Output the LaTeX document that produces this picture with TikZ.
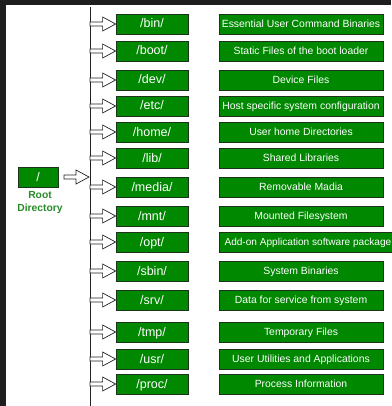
\documentclass[tikz,border=0pt]{standalone}
\usepackage{fontspec}
\setmainfont{Liberation Sans}
\usetikzlibrary{calc}
\definecolor{boxgreen}{RGB}{0,136,0}
\definecolor{boxedge}{RGB}{28,52,28}
\definecolor{labgreen}{RGB}{40,140,40}
\definecolor{framedark}{RGB}{30,30,30}
\definecolor{trunkcol}{RGB}{34,34,34}
\tikzset{
  dirbox/.style={draw=boxedge, fill=boxgreen, line width=0.8pt, text=white,
    minimum width=72pt, minimum height=20pt, inner sep=0pt,
    font=\fontsize{12.5}{14}\selectfont, text height=9pt, text depth=1pt},
  descbox/.style={draw=boxedge, fill=boxgreen, line width=0.8pt, text=white,
    minimum width=164pt, minimum height=20pt, inner sep=0pt,
    font=\fontsize{10.4}{12}\selectfont, text height=7.5pt, text depth=0.6pt},
  harrow/.style={draw=trunkcol, fill=white, line width=0.7pt, line join=miter,
    to path={let \p1=(\tikztostart), \p2=(\tikztotarget) in
      (\x1,\y2+2pt) -- (\x2-13pt,\y2+2pt) -- (\x2-13pt,\y2+7pt) -- (\x2,\y2)
      -- (\x2-13pt,\y2-7pt) -- (\x2-13pt,\y2-2pt) -- (\x1,\y2-2pt) -- cycle}},
  rootlabel/.style={text=labgreen, font=\bfseries\fontsize{10.3}{13}\selectfont,
    align=center, inner sep=0pt}
}
\begin{document}
\begin{tikzpicture}[x=1pt,y=-1pt]
\useasboundingbox (0,0) rectangle (391,406);
\fill[white] (0,0) rectangle (391,406);
\fill[framedark] (0,0) rectangle (391,5);
\fill[framedark] (0,0) rectangle (6,406);

% trunk
\coordinate (ttop) at (90,7);
\coordinate (tbot) at (90,406);
\draw[trunkcol, line width=0.8pt] (ttop) -- (tbot);

% root
\node[dirbox, minimum width=40pt] (root) at (38,177) {/};
\node[rootlabel, anchor=north] (rootlab) at (40,191) {Root\\Directory};
\coordinate (rootout) at (64,177);
\coordinate (rootin) at (89,177);
\draw[harrow] (rootout) to (rootin);

% directories
\foreach \nm/\yy/\dd/\tt in {
  bin/24/{/bin/}/{Essential User Command Binaries},
  boot/51/{/boot/}/{Static Files of the boot loader},
  dev/80/{/dev/}/{Device Files},
  etc/106/{/etc/}/{Host specific system configuration},
  home/132/{/home/}/{User home Directories},
  lib/158/{/lib/}/{Shared Libraries},
  media/187/{/media/}/{Removable Madia},
  mnt/216/{/mnt/}/{Mounted Filesystem},
  sbin/271/{/sbin/}/{System Binaries},
  srv/300/{/srv/}/{Data for service from system},
  tmp/332/{/tmp/}/{Temporary Files},
  usr/359/{/usr/}/{User Utilities and Applications},
  proc/384/{/proc/}/{Process Information}}{
  \node[dirbox] (\nm) at (152,\yy) {\dd};
  \node[descbox] (\nm-d) at (301,\yy) {\tt};
  \coordinate (t-\nm) at (90,\yy);
  \draw[harrow] (t-\nm) to (\nm.west);
}

% opt (wide description box)
\node[dirbox] (opt) at (152,242) {/opt/};
\node[descbox, minimum width=176pt, anchor=west, font=\fontsize{10.1}{12}\selectfont] (opt-d) at (219,242) {\hspace*{1pt}Add-on Application software package\hfill};
\coordinate (t-opt) at (90,242);
\draw[harrow] (t-opt) to (opt.west);
\end{tikzpicture}
\end{document}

══════════════════════════════

* _Task details_: Repeat only the lines between the start of the data and the line with "(ttop) -- (tbot);", including those two lines, and skip the pictures.

* _Written answer_:
Output the LaTeX document that produces this picture with TikZ.
\documentclass[tikz,border=0pt]{standalone}
\usepackage{fontspec}
\setmainfont{Liberation Sans}
\usetikzlibrary{calc}
\definecolor{boxgreen}{RGB}{0,136,0}
\definecolor{boxedge}{RGB}{28,52,28}
\definecolor{labgreen}{RGB}{40,140,40}
\definecolor{framedark}{RGB}{30,30,30}
\definecolor{trunkcol}{RGB}{34,34,34}
\tikzset{
  dirbox/.style={draw=boxedge, fill=boxgreen, line width=0.8pt, text=white,
    minimum width=72pt, minimum height=20pt, inner sep=0pt,
    font=\fontsize{12.5}{14}\selectfont, text height=9pt, text depth=1pt},
  descbox/.style={draw=boxedge, fill=boxgreen, line width=0.8pt, text=white,
    minimum width=164pt, minimum height=20pt, inner sep=0pt,
    font=\fontsize{10.4}{12}\selectfont, text height=7.5pt, text depth=0.6pt},
  harrow/.style={draw=trunkcol, fill=white, line width=0.7pt, line join=miter,
    to path={let \p1=(\tikztostart), \p2=(\tikztotarget) in
      (\x1,\y2+2pt) -- (\x2-13pt,\y2+2pt) -- (\x2-13pt,\y2+7pt) -- (\x2,\y2)
      -- (\x2-13pt,\y2-7pt) -- (\x2-13pt,\y2-2pt) -- (\x1,\y2-2pt) -- cycle}},
  rootlabel/.style={text=labgreen, font=\bfseries\fontsize{10.3}{13}\selectfont,
    align=center, inner sep=0pt}
}
\begin{document}
\begin{tikzpicture}[x=1pt,y=-1pt]
\useasboundingbox (0,0) rectangle (391,406);
\fill[white] (0,0) rectangle (391,406);
\fill[framedark] (0,0) rectangle (391,5);
\fill[framedark] (0,0) rectangle (6,406);

% trunk
\coordinate (ttop) at (90,7);
\coordinate (tbot) at (90,406);
\draw[trunkcol, line width=0.8pt] (ttop) -- (tbot);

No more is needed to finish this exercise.